PROBLEM STATEMENT | In this exercise, print only the lines of the records below from the one with "Give me the matplotlib source for this chart." through the one with "t = [0, 10, 20, 30, 40, 50, 60]", inclusive. Pictures are not part of the copy.

EXERCISE INPUT |
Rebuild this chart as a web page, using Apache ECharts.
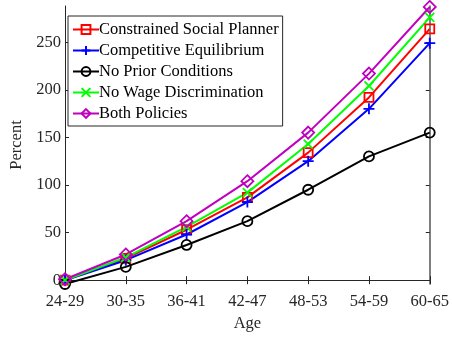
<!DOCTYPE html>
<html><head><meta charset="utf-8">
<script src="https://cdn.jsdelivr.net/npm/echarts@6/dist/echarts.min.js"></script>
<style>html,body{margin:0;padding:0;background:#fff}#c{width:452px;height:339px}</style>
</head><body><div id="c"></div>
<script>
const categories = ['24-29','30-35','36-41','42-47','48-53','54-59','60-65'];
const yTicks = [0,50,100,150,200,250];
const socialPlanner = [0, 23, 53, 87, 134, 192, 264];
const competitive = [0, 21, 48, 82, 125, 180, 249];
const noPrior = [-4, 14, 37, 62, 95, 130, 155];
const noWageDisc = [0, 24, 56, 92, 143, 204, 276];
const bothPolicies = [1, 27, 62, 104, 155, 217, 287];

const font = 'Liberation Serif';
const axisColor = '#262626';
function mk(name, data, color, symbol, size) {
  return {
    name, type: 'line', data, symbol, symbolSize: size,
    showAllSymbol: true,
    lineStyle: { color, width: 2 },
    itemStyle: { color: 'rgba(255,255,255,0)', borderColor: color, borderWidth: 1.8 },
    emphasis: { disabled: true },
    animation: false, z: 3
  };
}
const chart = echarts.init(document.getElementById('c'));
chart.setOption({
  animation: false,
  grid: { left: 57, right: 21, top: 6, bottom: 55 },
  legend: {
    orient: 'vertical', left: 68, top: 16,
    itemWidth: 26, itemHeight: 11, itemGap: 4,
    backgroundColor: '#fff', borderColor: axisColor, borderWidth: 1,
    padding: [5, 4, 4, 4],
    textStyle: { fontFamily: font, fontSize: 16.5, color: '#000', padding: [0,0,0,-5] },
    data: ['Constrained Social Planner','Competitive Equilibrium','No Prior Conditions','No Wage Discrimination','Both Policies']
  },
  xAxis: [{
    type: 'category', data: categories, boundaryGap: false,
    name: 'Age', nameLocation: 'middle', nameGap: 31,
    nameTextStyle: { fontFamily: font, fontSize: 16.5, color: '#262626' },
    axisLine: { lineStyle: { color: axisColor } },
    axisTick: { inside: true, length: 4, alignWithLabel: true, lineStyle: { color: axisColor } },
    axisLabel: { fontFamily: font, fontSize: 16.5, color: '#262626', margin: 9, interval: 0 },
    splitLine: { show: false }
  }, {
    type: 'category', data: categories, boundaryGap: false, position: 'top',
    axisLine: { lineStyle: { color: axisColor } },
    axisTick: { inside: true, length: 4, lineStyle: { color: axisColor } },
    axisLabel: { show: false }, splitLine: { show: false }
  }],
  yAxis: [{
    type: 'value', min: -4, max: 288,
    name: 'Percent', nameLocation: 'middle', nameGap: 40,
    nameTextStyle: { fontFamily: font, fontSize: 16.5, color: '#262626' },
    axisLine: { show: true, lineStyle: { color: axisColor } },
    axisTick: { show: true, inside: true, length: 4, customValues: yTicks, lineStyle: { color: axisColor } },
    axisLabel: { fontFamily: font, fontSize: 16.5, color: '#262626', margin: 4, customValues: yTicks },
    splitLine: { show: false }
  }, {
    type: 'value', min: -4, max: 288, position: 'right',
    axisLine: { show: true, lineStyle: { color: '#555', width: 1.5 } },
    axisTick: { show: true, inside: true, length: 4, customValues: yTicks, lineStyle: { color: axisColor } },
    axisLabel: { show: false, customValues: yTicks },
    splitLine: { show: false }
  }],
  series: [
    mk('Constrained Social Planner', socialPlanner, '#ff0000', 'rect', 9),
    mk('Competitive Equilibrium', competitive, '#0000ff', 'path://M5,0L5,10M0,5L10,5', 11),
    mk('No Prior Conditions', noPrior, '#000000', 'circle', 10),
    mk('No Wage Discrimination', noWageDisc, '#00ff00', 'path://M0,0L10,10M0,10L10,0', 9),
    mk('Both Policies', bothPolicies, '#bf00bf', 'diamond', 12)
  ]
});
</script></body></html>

==

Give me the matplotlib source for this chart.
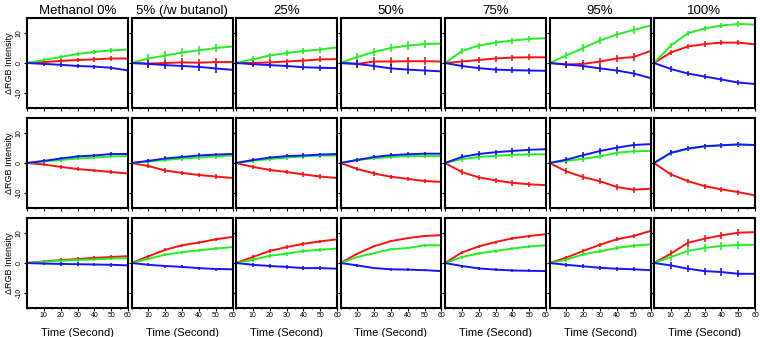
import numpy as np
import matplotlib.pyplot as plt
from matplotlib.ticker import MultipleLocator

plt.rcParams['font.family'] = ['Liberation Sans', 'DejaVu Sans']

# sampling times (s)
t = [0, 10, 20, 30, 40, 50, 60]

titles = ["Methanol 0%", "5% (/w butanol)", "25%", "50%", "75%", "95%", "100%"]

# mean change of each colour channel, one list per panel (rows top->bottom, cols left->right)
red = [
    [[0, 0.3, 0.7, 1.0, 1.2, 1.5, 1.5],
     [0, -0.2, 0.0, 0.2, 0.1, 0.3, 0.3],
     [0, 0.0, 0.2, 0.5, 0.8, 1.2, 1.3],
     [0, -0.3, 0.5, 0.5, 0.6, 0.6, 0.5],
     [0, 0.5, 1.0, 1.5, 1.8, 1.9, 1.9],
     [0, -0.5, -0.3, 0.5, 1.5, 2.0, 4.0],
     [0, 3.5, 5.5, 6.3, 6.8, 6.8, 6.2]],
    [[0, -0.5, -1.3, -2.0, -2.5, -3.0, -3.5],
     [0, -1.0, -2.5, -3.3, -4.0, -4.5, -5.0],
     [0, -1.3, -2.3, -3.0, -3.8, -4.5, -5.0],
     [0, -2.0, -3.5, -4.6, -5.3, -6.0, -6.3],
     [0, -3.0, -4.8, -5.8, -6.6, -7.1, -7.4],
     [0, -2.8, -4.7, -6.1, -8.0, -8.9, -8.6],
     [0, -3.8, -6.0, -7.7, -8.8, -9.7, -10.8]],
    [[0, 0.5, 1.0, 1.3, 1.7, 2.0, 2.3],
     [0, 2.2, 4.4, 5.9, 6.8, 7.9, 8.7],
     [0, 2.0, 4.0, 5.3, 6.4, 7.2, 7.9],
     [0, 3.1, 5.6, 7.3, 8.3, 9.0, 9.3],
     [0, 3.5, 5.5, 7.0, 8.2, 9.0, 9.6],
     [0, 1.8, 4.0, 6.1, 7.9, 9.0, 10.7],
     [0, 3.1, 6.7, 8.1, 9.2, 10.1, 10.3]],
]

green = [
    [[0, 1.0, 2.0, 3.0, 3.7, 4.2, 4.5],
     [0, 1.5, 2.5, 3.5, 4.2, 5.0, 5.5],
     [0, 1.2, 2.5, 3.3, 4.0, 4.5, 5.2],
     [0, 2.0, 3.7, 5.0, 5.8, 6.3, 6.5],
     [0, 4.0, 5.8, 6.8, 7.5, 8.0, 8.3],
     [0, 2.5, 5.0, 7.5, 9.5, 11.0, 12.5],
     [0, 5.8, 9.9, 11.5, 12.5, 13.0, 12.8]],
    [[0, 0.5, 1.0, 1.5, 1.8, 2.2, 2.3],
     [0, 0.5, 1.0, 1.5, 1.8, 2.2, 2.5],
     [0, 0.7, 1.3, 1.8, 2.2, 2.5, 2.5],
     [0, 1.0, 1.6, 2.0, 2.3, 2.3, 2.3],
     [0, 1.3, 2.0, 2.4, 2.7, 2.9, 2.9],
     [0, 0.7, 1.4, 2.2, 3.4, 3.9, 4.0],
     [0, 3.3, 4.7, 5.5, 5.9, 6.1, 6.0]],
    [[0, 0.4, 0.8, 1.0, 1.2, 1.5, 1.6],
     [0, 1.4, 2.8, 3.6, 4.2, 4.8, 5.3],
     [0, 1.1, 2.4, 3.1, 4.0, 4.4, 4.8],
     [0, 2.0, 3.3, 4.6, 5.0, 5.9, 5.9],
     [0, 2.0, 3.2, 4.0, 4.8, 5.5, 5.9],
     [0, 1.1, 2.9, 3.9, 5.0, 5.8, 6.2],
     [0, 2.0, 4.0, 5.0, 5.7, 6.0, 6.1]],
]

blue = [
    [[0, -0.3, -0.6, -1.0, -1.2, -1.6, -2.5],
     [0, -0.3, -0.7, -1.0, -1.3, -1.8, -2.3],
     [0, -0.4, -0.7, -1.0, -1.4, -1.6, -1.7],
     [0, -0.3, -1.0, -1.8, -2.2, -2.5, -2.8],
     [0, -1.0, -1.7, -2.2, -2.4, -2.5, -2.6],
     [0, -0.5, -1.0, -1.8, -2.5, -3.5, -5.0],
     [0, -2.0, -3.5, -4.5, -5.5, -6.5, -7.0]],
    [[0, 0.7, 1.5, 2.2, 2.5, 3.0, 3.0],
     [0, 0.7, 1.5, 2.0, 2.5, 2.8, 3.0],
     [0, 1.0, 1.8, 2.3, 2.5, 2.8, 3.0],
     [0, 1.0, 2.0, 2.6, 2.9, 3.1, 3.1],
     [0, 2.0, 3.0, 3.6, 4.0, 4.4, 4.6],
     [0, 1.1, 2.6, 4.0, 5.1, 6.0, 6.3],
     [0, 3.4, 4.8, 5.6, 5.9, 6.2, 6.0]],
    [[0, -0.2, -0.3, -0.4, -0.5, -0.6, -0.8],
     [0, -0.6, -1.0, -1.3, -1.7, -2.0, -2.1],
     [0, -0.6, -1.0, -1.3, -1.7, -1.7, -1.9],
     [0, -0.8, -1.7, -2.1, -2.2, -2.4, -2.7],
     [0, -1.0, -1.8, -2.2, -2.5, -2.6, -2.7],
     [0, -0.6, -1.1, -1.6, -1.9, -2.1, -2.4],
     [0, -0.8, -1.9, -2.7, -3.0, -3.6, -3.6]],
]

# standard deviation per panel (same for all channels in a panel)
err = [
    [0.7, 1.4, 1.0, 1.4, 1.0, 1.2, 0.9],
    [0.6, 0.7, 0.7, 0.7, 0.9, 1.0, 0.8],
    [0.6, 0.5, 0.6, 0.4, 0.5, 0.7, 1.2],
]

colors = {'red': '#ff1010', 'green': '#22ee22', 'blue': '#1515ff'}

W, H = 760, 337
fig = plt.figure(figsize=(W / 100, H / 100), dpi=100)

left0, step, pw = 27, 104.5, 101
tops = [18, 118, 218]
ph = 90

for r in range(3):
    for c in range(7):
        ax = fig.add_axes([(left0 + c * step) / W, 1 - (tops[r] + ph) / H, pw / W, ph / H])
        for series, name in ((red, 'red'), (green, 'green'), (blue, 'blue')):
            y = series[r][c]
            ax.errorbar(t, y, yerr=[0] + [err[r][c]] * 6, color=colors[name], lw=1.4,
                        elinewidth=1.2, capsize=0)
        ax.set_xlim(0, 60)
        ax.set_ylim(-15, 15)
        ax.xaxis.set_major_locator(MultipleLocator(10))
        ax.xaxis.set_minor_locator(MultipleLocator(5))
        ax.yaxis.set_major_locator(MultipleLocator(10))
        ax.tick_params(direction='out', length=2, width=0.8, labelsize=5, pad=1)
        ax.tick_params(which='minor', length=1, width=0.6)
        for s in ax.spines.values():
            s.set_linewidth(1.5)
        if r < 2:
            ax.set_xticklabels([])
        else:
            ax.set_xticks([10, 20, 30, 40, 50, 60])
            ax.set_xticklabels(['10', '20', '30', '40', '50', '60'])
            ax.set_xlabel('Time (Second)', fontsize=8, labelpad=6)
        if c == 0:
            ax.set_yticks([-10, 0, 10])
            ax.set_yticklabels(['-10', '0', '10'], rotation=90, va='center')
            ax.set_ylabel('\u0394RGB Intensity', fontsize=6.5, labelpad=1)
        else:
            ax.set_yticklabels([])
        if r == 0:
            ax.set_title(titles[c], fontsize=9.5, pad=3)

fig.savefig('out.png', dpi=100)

SOLUTION TO THE PROBLEM |
Give me the matplotlib source for this chart.
import numpy as np
import matplotlib.pyplot as plt
from matplotlib.ticker import MultipleLocator

plt.rcParams['font.family'] = ['Liberation Sans', 'DejaVu Sans']

# sampling times (s)
t = [0, 10, 20, 30, 40, 50, 60]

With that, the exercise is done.